Peu de temps après, les élèves de Jambuka d’Anga et de Magadha arrivèrent et ils furent surpris de voir leur professeur avec le Bouddha. Vénérable Jambuka expliqua alors à ses élèves qu’il avait rejoint l’ordre bouddhiste et qu’il n’était plus qu’un disciple du Bouddha. Le Bouddha leur dit que même si leur maître avait vécu de façon austère en prenant de la nourriture avec parcimonie, cela ne valait même pas un seizième de sa pratique et de ses réalisations actuelles.

Puis le Bouddha dit :

Même si, mois après mois, l’insensé se nourrit à la manière frugale de l’ascète, sa valeur n’est pas comparable à la valeur des êtres nobles qui connaissent la Vérité du Dhamma.

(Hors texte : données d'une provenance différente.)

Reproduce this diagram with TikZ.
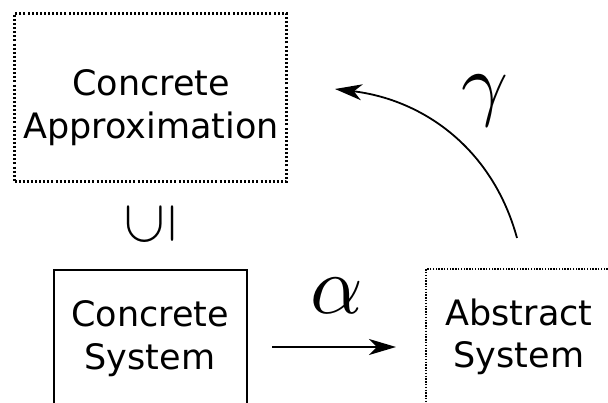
\documentclass[tikz,border=0pt]{standalone}
\usepackage{fontspec}
\setmainfont{DejaVu Sans}
\usetikzlibrary{arrows.meta}
\begin{document}
\begin{tikzpicture}[x=1pt,y=-1pt,
  boxdots/.style={draw, line width=2.2pt, dash pattern=on 2pt off 2.1pt, inner sep=0pt},
  finedots/.style={draw, line width=1.5pt, dash pattern=on 1.4pt off 1.4pt, inner sep=0pt},
  solidbox/.style={draw, line width=2pt, inner sep=0pt},
  lbl/.style={font=\fontsize{35}{43}\selectfont, align=center, anchor=base, inner sep=0pt},
  greek/.style={inner sep=0pt, anchor=base},
  conn/.style={line width=1.8pt, -{Stealth[length=27pt,width=16pt,inset=8pt]}}]
\useasboundingbox (0,0) rectangle (608,403);
\clip (0,0) rectangle (608,403);
% boxes
\node[boxdots, minimum width=272pt, minimum height=168pt] (approx) at (150.5,97.5) {};
\node[solidbox, minimum width=193pt, minimum height=170pt] (csys) at (150.5,355) {};
\node[finedots, minimum width=214pt, minimum height=171pt] (asys) at (533,354.5) {};
% labels
\node[lbl] (approxtxt) at (151,139) {Concrete\\Approximation};
\node[lbl] (csystxt) at (150,370) {Concrete\\System};
\node[lbl] (asystxt) at (519,368) {Abstract\\System};
% subset symbol
\node[inner sep=0pt] (sub) at (150,224) {\rotatebox{90}{\scalebox{6}{$\subseteq$}}};
% alpha
\coordinate (astart) at (272,347);
\coordinate (aend) at (396,347);
\draw[conn] (astart) -- (aend);
\node[greek] (alpha) at (337,314) {\scalebox{8.2}{$\alpha$}};
% gamma
\coordinate (gstart) at (517,238);
\coordinate (gend) at (335,89);
\draw[conn] (gstart) .. controls (493,150) and (425,100) .. (gend);
\node[greek] (gamma) at (485,111) {\scalebox{8.2}{$\gamma$}};
\end{tikzpicture}
\end{document}
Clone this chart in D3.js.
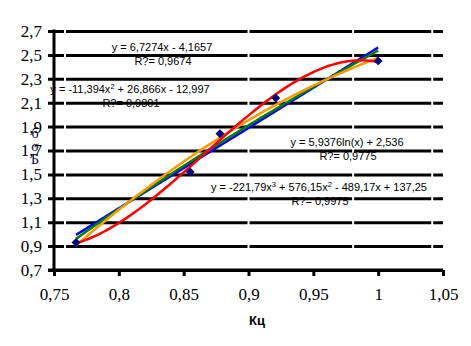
<!DOCTYPE html>
<html>
<head>
<meta charset="utf-8">
<script src="https://cdn.jsdelivr.net/npm/d3@7"></script>
<style>
  html, body { margin: 0; padding: 0; background: #fff; }
  svg { display: block; }
  .serif { font-family: "Liberation Serif", "Times New Roman", "DejaVu Serif", serif; }
  .sans { font-family: "Liberation Sans", Arial, "DejaVu Sans", sans-serif; }
</style>
</head>
<body>
<svg id="chart" width="471" height="346"></svg>
<script>
// ---- data ----
const kc = [0.767, 0.855, 0.878, 0.921, 1.0];
const sigma = [0.93, 1.52, 1.84, 2.14, 2.45];

const xTicks = [0.75, 0.8, 0.85, 0.9, 0.95, 1.0, 1.05];
const yTicks = [0.7, 0.9, 1.1, 1.3, 1.5, 1.7, 1.9, 2.1, 2.3, 2.5, 2.7];

// trendline coefficients as printed on the chart
const linCoef = [6.7274, -4.1657];                 // a*x + b
const logCoef = [5.9376, 2.536];                   // a*ln(x) + b
const quadCoef = [-11.394, 26.866, -12.997];       // a*x^2 + b*x + c
const cubCoef = [-221.79, 576.15, -489.17, 137.25];// a*x^3 + b*x^2 + c*x + d

const svg = d3.select("#chart");

const x = d3.scaleLinear().domain([0.75, 1.05]).range([54, 443]);
const y = d3.scaleLinear().domain([0.7, 2.7]).range([270, 31]);
const fmt = d => String(+d.toFixed(2)).replace(".", ",");

// gridlines + y tick labels
const yAxis = d3.axisLeft(y).tickValues(yTicks).tickSizeInner(-(443 - 48)).tickSizeOuter(0)
  .tickPadding(6).tickFormat(fmt);
const gy = svg.append("g").attr("transform", "translate(48,0)").call(yAxis)
  .attr("font-family", null).attr("font-size", null);
gy.select(".domain").remove();
gy.selectAll(".tick line").attr("stroke", "#000").attr("stroke-width", 3);
gy.selectAll(".tick text").attr("class", "serif").style("font-size", "17px").attr("fill", "#000");

// little white breaks seen in the gridlines of the original picture
const gapX = [0.7585, 0.9, 0.9807, 1.0417];
svg.append("g").selectAll("rect").data(gapX).join("rect")
  .attr("x", d => x(d) - 1).attr("width", 2)
  .attr("y", y(2.7) - 3).attr("height", y(0.9) - y(2.7) + 6)
  .attr("fill", "#fff");

// x axis
const xAxis = d3.axisBottom(x).tickValues(xTicks).tickSizeInner(6).tickSizeOuter(0)
  .tickPadding(12).tickFormat(fmt);
const gx = svg.append("g").attr("transform", "translate(0,270)").call(xAxis)
  .attr("font-family", null).attr("font-size", null);
gx.select(".domain").remove();
gx.selectAll(".tick line").attr("stroke", "#000").attr("stroke-width", 3);
gx.selectAll(".tick text").attr("class", "serif").style("font-size", "17px").attr("fill", "#000");

// axis lines
svg.append("line").attr("x1", 48).attr("x2", 443).attr("y1", y(0.7)).attr("y2", y(0.7))
  .attr("stroke", "#000").attr("stroke-width", 3);
svg.append("line").attr("x1", x(0.75)).attr("x2", x(0.75)).attr("y1", y(2.7) - 1.5).attr("y2", y(0.7) + 1.5)
  .attr("stroke", "#000").attr("stroke-width", 3);

// trendlines
const x0 = d3.min(kc), x1 = d3.max(kc);
const xs = d3.range(0, 101).map(i => x0 + (x1 - x0) * i / 100);
const fLin = t => linCoef[0] * t + linCoef[1];
const fLog = t => logCoef[0] * Math.log(t) + logCoef[1];
const fQuad = t => quadCoef[0] * t * t + quadCoef[1] * t + quadCoef[2];
const fCub = t => cubCoef[0] * t ** 3 + cubCoef[1] * t * t + cubCoef[2] * t + cubCoef[3];
const trends = [
  { f: fLin, color: "#0000ff" },
  { f: fLog, color: "#008000" },
  { f: fQuad, color: "#ff9900" },
  { f: fCub, color: "#ff0000" }
];
const line = d3.line().x(d => x(d[0])).y(d => y(d[1]));
svg.append("g").selectAll("path").data(trends).join("path")
  .attr("d", t => line(xs.map(v => [v, t.f(v)])))
  .attr("fill", "none").attr("stroke", t => t.color).attr("stroke-width", 2.5);

// markers (diamonds)
const sq = d3.symbol().type(d3.symbolSquare).size(40);
svg.append("g").selectAll("path").data(kc.map((v, i) => [v, sigma[i]])).join("path")
  .attr("d", sq)
  .attr("transform", d => `translate(${x(d[0])},${y(d[1])}) rotate(45)`)
  .attr("fill", "#000080");

// equation labels
function eq(cx, cy, parts) {
  const t = svg.append("text").attr("class", "sans").attr("x", cx).attr("y", cy)
    .attr("text-anchor", "middle").style("font-size", "11px").attr("fill", "#000");
  let shift = 0;
  parts.forEach(p => {
    if (Array.isArray(p)) {
      t.append("tspan").style("font-size", "7.5px").attr("dy", -4).text(p[0]);
      shift = 4;
    } else {
      t.append("tspan").attr("dy", shift).text(p);
      shift = 0;
    }
  });
}
eq(162, 51, ["y = 6,7274x  - 4,1657"]);
eq(163, 65, ["R?= 0,9674"]);
eq(130, 93, ["y = -11,394x", ["2"], " + 26,866x - 12,997"]);
eq(131, 107, ["R?= 0,9801"]);
eq(347, 146, ["y = 5,9376ln(x) + 2,536"]);
eq(348, 160, ["R?= 0,9775"]);
eq(319, 191, ["y = -221,79x", ["3"], " + 576,15x", ["2"], " - 489,17x  + 137,25"]);
eq(320, 205, ["R?= 0,9975"]);

// axis titles
svg.append("text").attr("class", "sans").attr("x", 257).attr("y", 325).attr("text-anchor", "middle")
  .attr("font-weight", "bold").style("font-size", "13px")
  .attr("fill", "#000").text("Кц");
const yTitle = ["б", "σ", "Б"];
const yt = svg.append("text").attr("class", "serif").attr("text-anchor", "middle")
  .style("font-size", "14px").attr("fill", "#000030");
yt.selectAll("tspan").data(yTitle).join("tspan")
  .attr("x", 35).attr("y", (d, i) => 138 + i * 13).text(d => d);
</script>
</body>
</html>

* Bouddha Kassapa : l’un des sept bouddhas antiques qui ont précédé Gautama Buddha, le bouddha historique.

Quelques réflexions …..

Ceci est un exemple de la manière dont le Kamma peut influencer notre vie, non seulement dans cette existence mais aussi dans les vies futures. Cette influence n’est pas nécessairement négative. Dans cet exemple, Vénérable Jambuka avait été moine dans une vie antérieure et son expérience méditative le conduisit à atteindre très rapidement l’Éveil dans sa vie présente.

Un autre point important de cette histoire est que ce n’est pas l’ascétisme qui amena Vénérable Jambuka à l’Éveil, mais la compréhension et la sagesse. Il peut être bon, à certains moments, de limiter notre consommation de nourriture, mais nous avons besoin de nourriture pour vivre et préserver notre santé. Le Bouddha rejetait les formes extrêmes d’abnégation physique et de torture de soi qui apparaissaient dans les autres religions indiennes de l’époque. Cependant, il recommandait la retenue des sens et la modération. Il préconisait la Voie du milieu.